Jes Staley (BARC.L) escaped with a fine on Friday after a year-long investigation by the Financial Conduct Authority and the Bank of England’s Prudential Regulation Authority into his conduct.
Staley had twice tried to find out who wrote a letter raising “concerns of a personal nature” about an unnamed senior employee at Barclays.
“I probably wouldn’t bother now,” said Paul Moore, who blew the whistle on Lloyds Banking Group’s (LLOY.L) ill-fated takeover of troubled rival HBOS in 2008. “It gives a very clear signal to whistleblowers not to bother.”
The investigation of Staley was considered the first big test of the “senior managers regime”, set up to hold top bankers accountable after few were punished for their roles in bank collapses during the financial crisis, and initiatives to encourage and protect whistleblowers.
“Whistleblowers around the financial services sector, I’m sure, would have been watching this and making a decision as to whether or not they feel safe and protected, and able therefore to make their disclosures,” said Georgina Halford-Hall, chief executive of Whistleblowers UK.

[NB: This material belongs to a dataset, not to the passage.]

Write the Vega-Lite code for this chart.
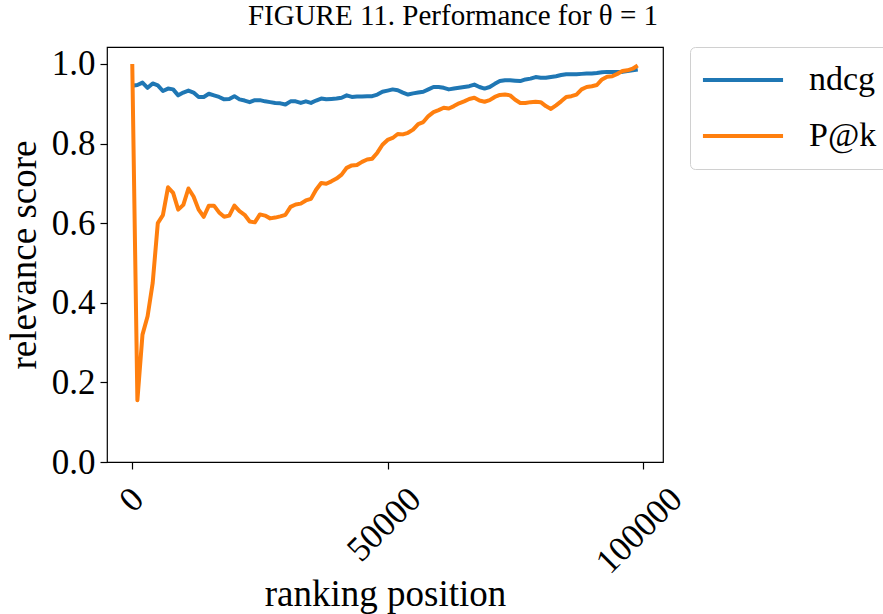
{
  "$schema": "https://vega.github.io/schema/vega-lite/v6.json",
  "width": 556,
  "height": 415,
  "autosize": {"type": "none"},
  "padding": {"left": 107, "top": 47, "right": 220, "bottom": 152},
  "background": "white",
  "title": {"text": "FIGURE 11.  Performance for θ = 1", "font": "Liberation Serif", "fontSize": 29, "fontWeight": "normal", "color": "black", "anchor": "middle", "frame": "group", "dx": 68, "baseline": "alphabetic", "offset": -7},
  "config": {
    "view": {"stroke": "black", "strokeWidth": 1.2},
    "axis": {"domain": false, "grid": false, "labelFont": "Liberation Serif", "labelFontSize": 35, "labelColor": "black", "tickColor": "black", "tickSize": 7, "tickWidth": 1.2, "titleFont": "Liberation Serif", "titleFontSize": 37, "titleFontWeight": "normal", "titleColor": "black"}
  },
  "data": {"values": [
    {"x":0,"series":"ndcg","value":0.945},{"x":1000,"series":"ndcg","value":0.947},{"x":2000,"series":"ndcg","value":0.953},{"x":3000,"series":"ndcg","value":0.940},{"x":4000,"series":"ndcg","value":0.951},
    {"x":5000,"series":"ndcg","value":0.946},{"x":6000,"series":"ndcg","value":0.932},{"x":7000,"series":"ndcg","value":0.938},{"x":8000,"series":"ndcg","value":0.936},{"x":9000,"series":"ndcg","value":0.921},
    {"x":10000,"series":"ndcg","value":0.928},{"x":11000,"series":"ndcg","value":0.933},{"x":12000,"series":"ndcg","value":0.928},{"x":13000,"series":"ndcg","value":0.917},{"x":14000,"series":"ndcg","value":0.917},
    {"x":15000,"series":"ndcg","value":0.925},{"x":16000,"series":"ndcg","value":0.921},{"x":17000,"series":"ndcg","value":0.917},{"x":18000,"series":"ndcg","value":0.911},{"x":19000,"series":"ndcg","value":0.912},
    {"x":20000,"series":"ndcg","value":0.919},{"x":21000,"series":"ndcg","value":0.911},{"x":22000,"series":"ndcg","value":0.908},{"x":23000,"series":"ndcg","value":0.904},{"x":24000,"series":"ndcg","value":0.909},
    {"x":25000,"series":"ndcg","value":0.909},{"x":26000,"series":"ndcg","value":0.906},{"x":27000,"series":"ndcg","value":0.904},{"x":28000,"series":"ndcg","value":0.902},{"x":29000,"series":"ndcg","value":0.901},
    {"x":30000,"series":"ndcg","value":0.898},{"x":31000,"series":"ndcg","value":0.906},{"x":32000,"series":"ndcg","value":0.906},{"x":33000,"series":"ndcg","value":0.902},{"x":34000,"series":"ndcg","value":0.906},
    {"x":35000,"series":"ndcg","value":0.902},{"x":36000,"series":"ndcg","value":0.908},{"x":37000,"series":"ndcg","value":0.913},{"x":38000,"series":"ndcg","value":0.911},{"x":39000,"series":"ndcg","value":0.912},
    {"x":40000,"series":"ndcg","value":0.913},{"x":41000,"series":"ndcg","value":0.915},{"x":42000,"series":"ndcg","value":0.921},{"x":43000,"series":"ndcg","value":0.917},{"x":44000,"series":"ndcg","value":0.918},
    {"x":45000,"series":"ndcg","value":0.918},{"x":46000,"series":"ndcg","value":0.919},{"x":47000,"series":"ndcg","value":0.919},{"x":48000,"series":"ndcg","value":0.923},{"x":49000,"series":"ndcg","value":0.930},
    {"x":50000,"series":"ndcg","value":0.933},{"x":51000,"series":"ndcg","value":0.936},{"x":52000,"series":"ndcg","value":0.934},{"x":53000,"series":"ndcg","value":0.928},{"x":54000,"series":"ndcg","value":0.923},
    {"x":55000,"series":"ndcg","value":0.926},{"x":56000,"series":"ndcg","value":0.928},{"x":57000,"series":"ndcg","value":0.930},{"x":58000,"series":"ndcg","value":0.936},{"x":59000,"series":"ndcg","value":0.942},
    {"x":60000,"series":"ndcg","value":0.942},{"x":61000,"series":"ndcg","value":0.940},{"x":62000,"series":"ndcg","value":0.936},{"x":63000,"series":"ndcg","value":0.938},{"x":64000,"series":"ndcg","value":0.940},
    {"x":65000,"series":"ndcg","value":0.942},{"x":66000,"series":"ndcg","value":0.944},{"x":67000,"series":"ndcg","value":0.948},{"x":68000,"series":"ndcg","value":0.942},{"x":69000,"series":"ndcg","value":0.938},
    {"x":70000,"series":"ndcg","value":0.942},{"x":71000,"series":"ndcg","value":0.950},{"x":72000,"series":"ndcg","value":0.957},{"x":73000,"series":"ndcg","value":0.959},{"x":74000,"series":"ndcg","value":0.959},
    {"x":75000,"series":"ndcg","value":0.958},{"x":76000,"series":"ndcg","value":0.957},{"x":77000,"series":"ndcg","value":0.961},{"x":78000,"series":"ndcg","value":0.963},{"x":79000,"series":"ndcg","value":0.967},
    {"x":80000,"series":"ndcg","value":0.965},{"x":81000,"series":"ndcg","value":0.965},{"x":82000,"series":"ndcg","value":0.967},{"x":83000,"series":"ndcg","value":0.969},{"x":84000,"series":"ndcg","value":0.972},
    {"x":85000,"series":"ndcg","value":0.974},{"x":86000,"series":"ndcg","value":0.974},{"x":87000,"series":"ndcg","value":0.974},{"x":88000,"series":"ndcg","value":0.975},{"x":89000,"series":"ndcg","value":0.976},
    {"x":90000,"series":"ndcg","value":0.976},{"x":91000,"series":"ndcg","value":0.977},{"x":92000,"series":"ndcg","value":0.979},{"x":93000,"series":"ndcg","value":0.980},{"x":94000,"series":"ndcg","value":0.980},
    {"x":95000,"series":"ndcg","value":0.980},{"x":96000,"series":"ndcg","value":0.980},{"x":97000,"series":"ndcg","value":0.982},{"x":98000,"series":"ndcg","value":0.984},{"x":99000,"series":"ndcg","value":0.986},
    {"x":0,"series":"P@k","value":1.0},{"x":1000,"series":"P@k","value":0.155},{"x":2000,"series":"P@k","value":0.32},{"x":3000,"series":"P@k","value":0.366},{"x":4000,"series":"P@k","value":0.45},
    {"x":5000,"series":"P@k","value":0.60},{"x":6000,"series":"P@k","value":0.62},{"x":7000,"series":"P@k","value":0.69},{"x":8000,"series":"P@k","value":0.676},{"x":9000,"series":"P@k","value":0.634},
    {"x":10000,"series":"P@k","value":0.646},{"x":11000,"series":"P@k","value":0.687},{"x":12000,"series":"P@k","value":0.667},{"x":13000,"series":"P@k","value":0.634},{"x":14000,"series":"P@k","value":0.616},
    {"x":15000,"series":"P@k","value":0.644},{"x":16000,"series":"P@k","value":0.644},{"x":17000,"series":"P@k","value":0.627},{"x":18000,"series":"P@k","value":0.616},{"x":19000,"series":"P@k","value":0.619},
    {"x":20000,"series":"P@k","value":0.644},{"x":21000,"series":"P@k","value":0.630},{"x":22000,"series":"P@k","value":0.621},{"x":23000,"series":"P@k","value":0.604},{"x":24000,"series":"P@k","value":0.602},
    {"x":25000,"series":"P@k","value":0.622},{"x":26000,"series":"P@k","value":0.619},{"x":27000,"series":"P@k","value":0.612},{"x":28000,"series":"P@k","value":0.614},{"x":29000,"series":"P@k","value":0.617},
    {"x":30000,"series":"P@k","value":0.621},{"x":31000,"series":"P@k","value":0.641},{"x":32000,"series":"P@k","value":0.647},{"x":33000,"series":"P@k","value":0.649},{"x":34000,"series":"P@k","value":0.657},
    {"x":35000,"series":"P@k","value":0.661},{"x":36000,"series":"P@k","value":0.684},{"x":37000,"series":"P@k","value":0.701},{"x":38000,"series":"P@k","value":0.699},{"x":39000,"series":"P@k","value":0.705},
    {"x":40000,"series":"P@k","value":0.712},{"x":41000,"series":"P@k","value":0.722},{"x":42000,"series":"P@k","value":0.739},{"x":43000,"series":"P@k","value":0.745},{"x":44000,"series":"P@k","value":0.746},
    {"x":45000,"series":"P@k","value":0.754},{"x":46000,"series":"P@k","value":0.760},{"x":47000,"series":"P@k","value":0.762},{"x":48000,"series":"P@k","value":0.777},{"x":49000,"series":"P@k","value":0.797},
    {"x":50000,"series":"P@k","value":0.809},{"x":51000,"series":"P@k","value":0.814},{"x":52000,"series":"P@k","value":0.824},{"x":53000,"series":"P@k","value":0.823},{"x":54000,"series":"P@k","value":0.827},
    {"x":55000,"series":"P@k","value":0.835},{"x":56000,"series":"P@k","value":0.849},{"x":57000,"series":"P@k","value":0.854},{"x":58000,"series":"P@k","value":0.869},{"x":59000,"series":"P@k","value":0.879},
    {"x":60000,"series":"P@k","value":0.884},{"x":61000,"series":"P@k","value":0.890},{"x":62000,"series":"P@k","value":0.888},{"x":63000,"series":"P@k","value":0.894},{"x":64000,"series":"P@k","value":0.901},
    {"x":65000,"series":"P@k","value":0.906},{"x":66000,"series":"P@k","value":0.912},{"x":67000,"series":"P@k","value":0.915},{"x":68000,"series":"P@k","value":0.908},{"x":69000,"series":"P@k","value":0.905},
    {"x":70000,"series":"P@k","value":0.909},{"x":71000,"series":"P@k","value":0.917},{"x":72000,"series":"P@k","value":0.922},{"x":73000,"series":"P@k","value":0.923},{"x":74000,"series":"P@k","value":0.921},
    {"x":75000,"series":"P@k","value":0.910},{"x":76000,"series":"P@k","value":0.902},{"x":77000,"series":"P@k","value":0.902},{"x":78000,"series":"P@k","value":0.904},{"x":79000,"series":"P@k","value":0.905},
    {"x":80000,"series":"P@k","value":0.904},{"x":81000,"series":"P@k","value":0.894},{"x":82000,"series":"P@k","value":0.887},{"x":83000,"series":"P@k","value":0.896},{"x":84000,"series":"P@k","value":0.906},
    {"x":85000,"series":"P@k","value":0.917},{"x":86000,"series":"P@k","value":0.919},{"x":87000,"series":"P@k","value":0.923},{"x":88000,"series":"P@k","value":0.936},{"x":89000,"series":"P@k","value":0.942},
    {"x":90000,"series":"P@k","value":0.944},{"x":91000,"series":"P@k","value":0.947},{"x":92000,"series":"P@k","value":0.961},{"x":93000,"series":"P@k","value":0.968},{"x":94000,"series":"P@k","value":0.969},
    {"x":95000,"series":"P@k","value":0.975},{"x":96000,"series":"P@k","value":0.982},{"x":97000,"series":"P@k","value":0.984},{"x":98000,"series":"P@k","value":0.988},{"x":99000,"series":"P@k","value":0.996}
  ]},
  "mark": {"type": "line", "strokeWidth": 4, "strokeJoin": "round", "clip": true},
  "encoding": {
    "x": {"field": "x", "type": "quantitative",
      "scale": {"domain": [-4950, 103950], "nice": false, "zero": false},
      "axis": {"values": [0, 50000, 100000], "format": "d", "title": "ranking position", "labelAngle": -45, "labelAlign": "right", "labelBaseline": "middle", "labelPadding": 24,
        "labelOffset": {"condition": [{"test": "datum.value == 0", "value": 5}, {"test": "datum.value == 50000", "value": 27}], "value": 33},
        "titleBaseline": "alphabetic", "titleY": 143}},
    "y": {"field": "value", "type": "quantitative",
      "scale": {"domain": [0, 1.0425], "nice": false},
      "axis": {"values": [0, 0.2, 0.4, 0.6, 0.8, 1.0], "format": ".1f", "title": "relevance score", "labelPadding": 5, "titlePadding": 8}},
    "color": {"field": "series", "type": "nominal",
      "scale": {"domain": ["ndcg", "P@k"], "range": ["#1f77b4", "#ff7f0e"]},
      "legend": {"orient": "none", "legendX": 583, "legendY": 0, "title": null, "symbolType": "M-2.67,0H2.67", "symbolSize": 900, "symbolStrokeWidth": 4, "symbolOffset": 20, "labelFont": "Liberation Serif", "labelFontSize": 34, "labelColor": "black", "labelOffset": 49, "padding": 16, "strokeColor": "#d0d0d0", "cornerRadius": 5, "fillColor": "white", "rowPadding": 22}}
  }
}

She added that she feared the outcome would deter them from speaking out.
A spokesman for the FCA, which opened 900 whistleblowing cases in 2016-17, down from 1,340 in 2014, said: “The FCA has in recent years taken a number of steps to encourage whistle-blowers to come forward to the organization, including increasing the resources dedicated to the area.”
Julianna Tolan, a barrister at law firm Fox Williams, said the high-profile enforcement action against Staley represented a “rare moment”. It was the first time a sitting chief executive of a major bank has been fined by regulators.
But, she said, “If the regulators are looking to use this as a warning shot about the gravity of whistleblower protection, this proposed action doesn’t really achieve that.”
“The message it sends is a disappointing one,” said Mary Inman, whistleblower partner at law firm Constantine Cannon who has spent years representing whistleblowers.
“To whistleblowers, I think it is showing that the FCA isn’t as serious about protecting their anonymity as they should be.”